У Петра была так называемая компания – группа его сподвижников, с которыми он поддерживал приятельские отношения. В состав компании входили А. Д. Меншиков, Ф. Ю. Ромодановский, Ф. М. Апраксин, Ф. А. Головин, Г. И. Головкин, А. А. Виниус, А. Вейде и другие.
Одной из примет близости того или иного сподвижника к Петру являются содержание и тональность переписки между ними. Только члены компании в письмах царю позволяли себе шутливые упоминания о Бахусе, или, на русский лад, об Ивашке Хмельницком. Иногда корреспондент ограничивался короткой информацией о своей встрече с Ивашкой типа "потпивали добре". В большинстве случаев корреспонденты описывали баталии с Хмельницким и поражения лиц, вступивших с ним в единоборство. Так, Адам Вейде, получив от Петра известие о его прибытии к Азову 15 июня 1699 года, отвечал, что по этому поводу состоялась встреча с Ивашкой, завершившаяся тем, что ее участники "принуждены были силу свою потерять и от того с полуночи по домам бежать". Другим показателем близости корреспондента к царю была форма обращения. Однажды Петр выговаривал Федору Матвеевичу Апраксину за то, что тот, обращаясь к нему, использовал титул. Он внушал ему: "Тебе можно знать (для того, что ты нашей компании), как писать".

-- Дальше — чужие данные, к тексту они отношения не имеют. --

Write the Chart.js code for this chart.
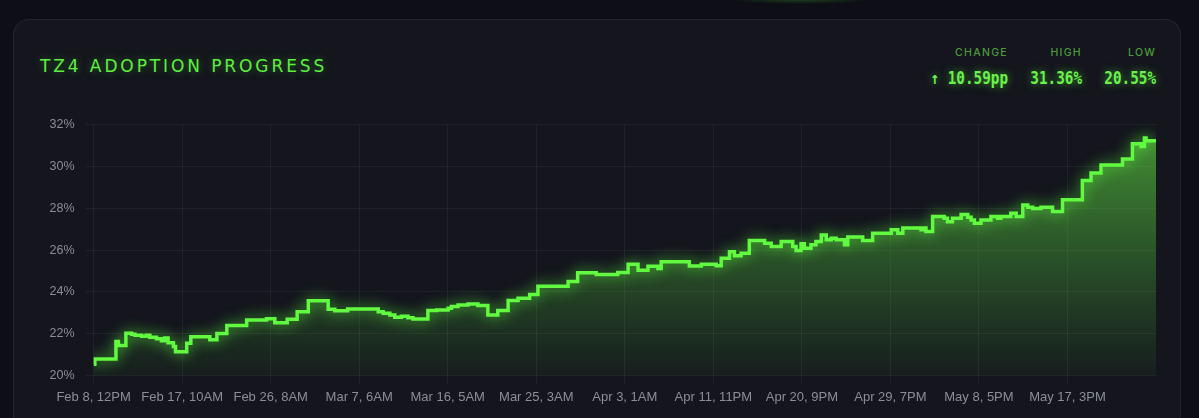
<!DOCTYPE html>
<html>
<head>
<meta charset="utf-8">
<script src="https://cdn.jsdelivr.net/npm/chart.js@4/dist/chart.umd.min.js"></script>
<style>
  html, body { margin: 0; padding: 0; }
  body {
    width: 1199px; height: 418px; overflow: hidden; position: relative;
    background: #0d0e16;
    font-family: 'Liberation Sans', Arial, sans-serif;
  }
  .top-glow {
    position: absolute; left: 720px; top: -12px; width: 160px; height: 16px;
    border-radius: 50%;
    background: radial-gradient(ellipse at center, rgba(87,242,58,0.45) 0%, rgba(87,242,58,0.1) 50%, rgba(87,242,58,0) 75%);
  }
  .card {
    position: absolute; left: 13px; top: 19px; width: 1168px; height: 430px;
    background: #14151d;
    border: 1px solid rgba(255,255,255,0.075);
    border-radius: 16px;
    box-sizing: border-box;
  }
  .title {
    position: absolute; left: 40px; top: 55px;
    color: #5ef03f; font-family: 'DejaVu Sans', sans-serif;
    font-size: 17px; letter-spacing: 2.9px; line-height: 22px;
    text-shadow: 0 0 8px rgba(94,240,63,0.4);
  }
  .stat { position: absolute; text-align: right; }
  .stat .lbl {
    color: #4c9a3c; font-family: Inter, 'Noto Sans', sans-serif;
    font-size: 10.5px; letter-spacing: 1.3px; line-height: 12px; font-weight: 500;
  }
  .stat .val {
    margin-top: 11px;
    color: #6cf24c; font-family: 'DejaVu Sans Mono', monospace;
    font-size: 14.3px; font-weight: bold; line-height: 16px;
    transform: scaleY(1.18); transform-origin: right center;
    text-shadow: 0 0 8px rgba(94,240,63,0.65);
  }
  #chart-wrap { position: absolute; left: 30px; top: 106px; width: 1140px; height: 304px; }
</style>
</head>
<body>
<div class="top-glow"></div>
<div class="card"></div>
<div class="title">TZ4 ADOPTION PROGRESS</div>
<div class="stat" style="right:191px; top:47px;"><div class="lbl">CHANGE</div><div class="val">↑ 10.59pp</div></div>
<div class="stat" style="right:117px; top:47px;"><div class="lbl">HIGH</div><div class="val">31.36%</div></div>
<div class="stat" style="right:43px; top:47px;"><div class="lbl">LOW</div><div class="val">20.55%</div></div>
<div id="chart-wrap"><canvas id="chart-adoption"></canvas></div>

<script>
// ── Data ──────────────────────────────────────────────────────────────────────
// hours since Feb 8, 12PM at which the share changed
const hours = [
  0, 3, 54, 60, 78, 92, 100, 116, 127, 136, 152, 164, 172, 180, 193, 198, 225, 235, 281, 298,
  322, 370, 418, 438, 468, 492, 519, 567, 583, 614, 688, 700, 716, 728, 744, 760, 772, 808, 829, 857,
  865, 881, 905, 929, 953, 977, 1002, 1026, 1054, 1074, 1147, 1170, 1215, 1267, 1292, 1316, 1340, 1364, 1372, 1440,
  1469, 1505, 1517, 1537, 1549, 1565, 1585, 1622, 1638, 1662, 1690, 1698, 1710, 1718, 1734, 1746, 1759, 1771, 1783, 1795,
  1815, 1823, 1859, 1883, 1928, 1944, 1956, 2000, 2008, 2012, 2028, 2056, 2064, 2076, 2097, 2113, 2121, 2129, 2145, 2169,
  2185, 2193, 2217, 2230, 2246, 2258, 2270, 2290, 2318, 2342, 2390, 2411, 2435, 2487, 2511, 2532, 2540, 2544, 2568
];
// tz4 share, percent
const share = [
  20.55, 20.80, 21.63, 21.44, 22.03, 21.98, 21.93, 21.88, 21.93, 21.84, 21.77, 21.67, 21.80, 21.58, 21.39, 21.15, 21.55, 21.86, 21.72, 22.02,
  22.40, 22.66, 22.72, 22.53, 22.70, 23.05, 23.58, 23.18, 23.10, 23.19, 23.06, 22.98, 22.90, 22.79, 22.84, 22.77, 22.71, 23.11, 23.14, 23.22,
  23.30, 23.38, 23.43, 23.35, 22.90, 23.11, 23.59, 23.70, 23.88, 24.27, 24.50, 24.92, 24.83, 24.93, 25.33, 25.04, 25.23, 25.12, 25.44, 25.24,
  25.32, 25.25, 25.61, 25.92, 25.73, 25.85, 26.46, 26.33, 26.17, 26.41, 26.17, 25.98, 26.30, 26.09, 26.25, 26.41, 26.72, 26.49, 26.57, 26.49,
  26.25, 26.62, 26.46, 26.81, 26.97, 26.81, 27.05, 26.97, 27.05, 26.89, 27.60, 27.52, 27.36, 27.52, 27.70, 27.57, 27.44, 27.28, 27.44, 27.60,
  27.52, 27.60, 27.76, 27.60, 28.16, 28.05, 27.99, 28.05, 27.84, 28.40, 29.32, 29.68, 30.07, 30.35, 31.08, 30.95, 31.36, 31.22, 31.22
];
const tickLabels = [
  'Feb 8, 12PM', 'Feb 17, 10AM', 'Feb 26, 8AM', 'Mar 7, 6AM', 'Mar 16, 5AM', 'Mar 25, 3AM',
  'Apr 3, 1AM', 'Apr 11, 11PM', 'Apr 20, 9PM', 'Apr 29, 7PM', 'May 8, 5PM', 'May 17, 3PM'
];
const tickStepHours = 214;
const spanHours = 2568;

// ── Glow for the line ─────────────────────────────────────────────────────────
const glowPlugin = {
  id: 'glow',
  beforeDatasetDraw(chart) {
    const c = chart.ctx;
    c.save();
    c.shadowColor = 'rgba(87, 242, 58, 0.9)';
    c.shadowBlur = 14;
  },
  afterDatasetDraw(chart) {
    chart.ctx.restore();
  }
};

// ── Chart ─────────────────────────────────────────────────────────────────────
const ctx = document.getElementById('chart-adoption').getContext('2d');
const tickFont = { family: "'Liberation Sans', Arial, sans-serif", size: 12.5 };
const xFont = { family: "'Liberation Sans', Arial, sans-serif", size: 13 };

new Chart(ctx, {
  type: 'line',
  data: {
    datasets: [{
      data: hours.map((h, i) => ({ x: h, y: share[i] })),
      stepped: true,
      borderColor: '#62fa40',
      borderWidth: 3.5,
      pointRadius: 0,
      fill: 'start',
      backgroundColor: c => {
        const area = c.chart.chartArea;
        if (!area) return 'rgba(87,242,58,0.2)';
        const g = c.chart.ctx.createLinearGradient(0, area.top, 0, area.bottom);
        g.addColorStop(0, 'rgba(100, 225, 70, 0.62)');
        g.addColorStop(1, 'rgba(80, 200, 60, 0.05)');
        return g;
      }
    }]
  },
  options: {
    responsive: true,
    maintainAspectRatio: false,
    animation: false,
    layout: { padding: { top: 12, right: 14, left: 0, bottom: 0 } },
    plugins: { legend: { display: false }, tooltip: { enabled: false } },
    scales: {
      x: {
        type: 'linear',
        min: 0,
        max: spanHours,
        afterFit: s => { s.height = 34.3; },
        ticks: {
          stepSize: tickStepHours,
          autoSkip: false,
          maxRotation: 0,
          minRotation: 0,
          padding: 6,
          color: '#8b8e98',
          font: xFont,
          callback: (v, i) => tickLabels[i] ?? ''
        },
        grid: {
          color: c => c.index < tickLabels.length ? 'rgba(255,255,255,0.055)' : 'transparent',
          tickLength: 8
        },
        border: { display: false }
      },
      y: {
        min: 20,
        max: 32,
        afterFit: s => { s.width = 63.6; },
        ticks: {
          stepSize: 2,
          padding: 11,
          color: '#8b8e98',
          font: tickFont,
          callback: v => v + '%'
        },
        grid: { color: 'rgba(255,255,255,0.055)', tickLength: 8 },
        border: { display: false }
      }
    }
  },
  plugins: [glowPlugin]
});
</script>
</body>
</html>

Действительно, в письмах и донесениях царю, исходивших от членов компании, фигурировали обращения, ничего общего с царским титулом не имевшие. "Господине бунбандире Петр Алексеевич" или "господин каптейн Петр Алексеевич" – так начинал свои послания царю князь-кесарь Ромодановский. Примерно такие же слова обращения употреблял и Г. И. Головкин: "мой асударь каптейн Петр Алексеевич", "благодетелю мой и господине". Как к частному лицу к царю обращался Андрей Андреевич Виниус: "приятнейший мой господине" или "господин мой прелюбезнейший". Тихон Никитич Стрешнев обращался так: "господин первой капитан Петр Алексеевич", "господин мой милостивой комендир". Со временем, однако, фамильярное обращение к царю постепенно исчезает, уступая официальному "премилостивейший царь государь". Лишь А. Д. Меншиков и в 1712 году позволял себе писать: "Высокоблагородный господин контра-адмирал".
Шереметев не принадлежал к числу тех людей, которые считали нормой фамильярное обращение к царю. Лишь единственный раз он осмелился начать послание Петру словами: "Превысочайший господин, господин капитан". Это была попытка изъясняться языком членов компании. Как правило, Борис Петрович, обращаясь к царю, писал "премилостивейший государь" либо реже, упреждая события, "самодержавнейший император, всемилостивейший государь", ибо в 1711 году, когда писалось это обращение, Петр еще не имел титула императора.